> **Given material**
* Start *

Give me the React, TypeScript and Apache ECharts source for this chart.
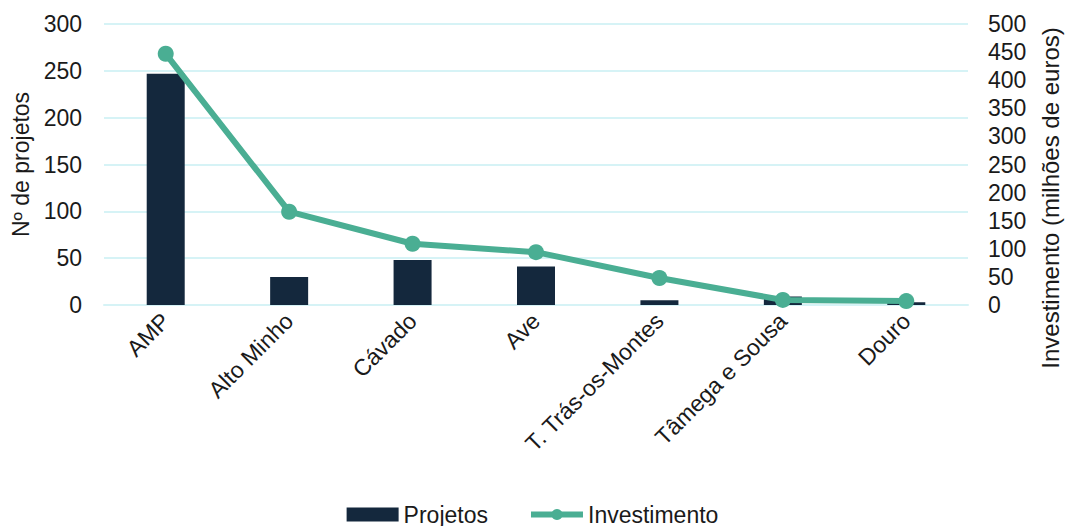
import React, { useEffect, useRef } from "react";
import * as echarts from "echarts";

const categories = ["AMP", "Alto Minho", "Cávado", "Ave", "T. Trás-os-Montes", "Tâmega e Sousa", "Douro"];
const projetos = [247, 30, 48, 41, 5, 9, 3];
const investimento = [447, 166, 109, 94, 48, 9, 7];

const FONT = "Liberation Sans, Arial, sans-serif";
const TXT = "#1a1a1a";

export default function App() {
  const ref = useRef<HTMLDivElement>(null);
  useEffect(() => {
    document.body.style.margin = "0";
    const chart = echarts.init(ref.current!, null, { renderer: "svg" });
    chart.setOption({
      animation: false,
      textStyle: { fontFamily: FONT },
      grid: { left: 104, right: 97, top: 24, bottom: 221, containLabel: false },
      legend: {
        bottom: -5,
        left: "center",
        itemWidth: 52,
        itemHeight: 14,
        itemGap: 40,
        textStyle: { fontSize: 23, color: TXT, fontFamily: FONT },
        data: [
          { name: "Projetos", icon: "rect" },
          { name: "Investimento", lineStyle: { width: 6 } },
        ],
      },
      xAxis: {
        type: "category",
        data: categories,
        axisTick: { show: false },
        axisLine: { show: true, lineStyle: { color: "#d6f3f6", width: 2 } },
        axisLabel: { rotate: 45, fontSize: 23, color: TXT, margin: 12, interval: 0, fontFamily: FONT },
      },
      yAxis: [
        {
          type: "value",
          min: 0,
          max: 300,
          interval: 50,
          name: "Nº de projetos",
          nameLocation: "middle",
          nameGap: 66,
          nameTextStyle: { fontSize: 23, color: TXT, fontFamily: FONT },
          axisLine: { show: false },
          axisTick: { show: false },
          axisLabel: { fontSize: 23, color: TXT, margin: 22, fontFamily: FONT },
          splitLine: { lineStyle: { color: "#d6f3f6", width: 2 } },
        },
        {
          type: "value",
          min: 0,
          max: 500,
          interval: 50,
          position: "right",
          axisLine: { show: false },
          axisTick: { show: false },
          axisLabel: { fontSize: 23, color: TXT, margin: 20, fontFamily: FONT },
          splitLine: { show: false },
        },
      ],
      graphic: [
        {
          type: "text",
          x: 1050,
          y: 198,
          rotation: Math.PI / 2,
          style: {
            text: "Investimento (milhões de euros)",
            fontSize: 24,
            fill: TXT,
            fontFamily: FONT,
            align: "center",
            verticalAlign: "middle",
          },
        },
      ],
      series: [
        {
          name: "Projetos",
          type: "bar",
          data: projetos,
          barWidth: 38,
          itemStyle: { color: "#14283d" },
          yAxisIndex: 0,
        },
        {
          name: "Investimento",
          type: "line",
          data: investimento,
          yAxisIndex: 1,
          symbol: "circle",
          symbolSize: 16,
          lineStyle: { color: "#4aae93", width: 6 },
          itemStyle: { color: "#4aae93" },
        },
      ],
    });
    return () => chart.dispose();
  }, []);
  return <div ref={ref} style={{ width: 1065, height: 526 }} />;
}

* End *

> **Directive**
Copy out each line exactly, without the pictures.

> **Complete output**
Give me the React, TypeScript and Apache ECharts source for this chart.
import React, { useEffect, useRef } from "react";
import * as echarts from "echarts";

const categories = ["AMP", "Alto Minho", "Cávado", "Ave", "T. Trás-os-Montes", "Tâmega e Sousa", "Douro"];
const projetos = [247, 30, 48, 41, 5, 9, 3];
const investimento = [447, 166, 109, 94, 48, 9, 7];

const FONT = "Liberation Sans, Arial, sans-serif";
const TXT = "#1a1a1a";

export default function App() {
  const ref = useRef<HTMLDivElement>(null);
  useEffect(() => {
    document.body.style.margin = "0";
    const chart = echarts.init(ref.current!, null, { renderer: "svg" });
    chart.setOption({
      animation: false,
      textStyle: { fontFamily: FONT },
      grid: { left: 104, right: 97, top: 24, bottom: 221, containLabel: false },
      legend: {
        bottom: -5,
        left: "center",
        itemWidth: 52,
        itemHeight: 14,
        itemGap: 40,
        textStyle: { fontSize: 23, color: TXT, fontFamily: FONT },
        data: [
          { name: "Projetos", icon: "rect" },
          { name: "Investimento", lineStyle: { width: 6 } },
        ],
      },
      xAxis: {
        type: "category",
        data: categories,
        axisTick: { show: false },
        axisLine: { show: true, lineStyle: { color: "#d6f3f6", width: 2 } },
        axisLabel: { rotate: 45, fontSize: 23, color: TXT, margin: 12, interval: 0, fontFamily: FONT },
      },
      yAxis: [
        {
          type: "value",
          min: 0,
          max: 300,
          interval: 50,
          name: "Nº de projetos",
          nameLocation: "middle",
          nameGap: 66,
          nameTextStyle: { fontSize: 23, color: TXT, fontFamily: FONT },
          axisLine: { show: false },
          axisTick: { show: false },
          axisLabel: { fontSize: 23, color: TXT, margin: 22, fontFamily: FONT },
          splitLine: { lineStyle: { color: "#d6f3f6", width: 2 } },
        },
        {
          type: "value",
          min: 0,
          max: 500,
          interval: 50,
          position: "right",
          axisLine: { show: false },
          axisTick: { show: false },
          axisLabel: { fontSize: 23, color: TXT, margin: 20, fontFamily: FONT },
          splitLine: { show: false },
        },
      ],
      graphic: [
        {
          type: "text",
          x: 1050,
          y: 198,
          rotation: Math.PI / 2,
          style: {
            text: "Investimento (milhões de euros)",
            fontSize: 24,
            fill: TXT,
            fontFamily: FONT,
            align: "center",
            verticalAlign: "middle",
          },
        },
      ],
      series: [
        {
          name: "Projetos",
          type: "bar",
          data: projetos,
          barWidth: 38,
          itemStyle: { color: "#14283d" },
          yAxisIndex: 0,
        },
        {
          name: "Investimento",
          type: "line",
          data: investimento,
          yAxisIndex: 1,
          symbol: "circle",
          symbolSize: 16,
          lineStyle: { color: "#4aae93", width: 6 },
          itemStyle: { color: "#4aae93" },
        },
      ],
    });
    return () => chart.dispose();
  }, []);
  return <div ref={ref} style={{ width: 1065, height: 526 }} />;
}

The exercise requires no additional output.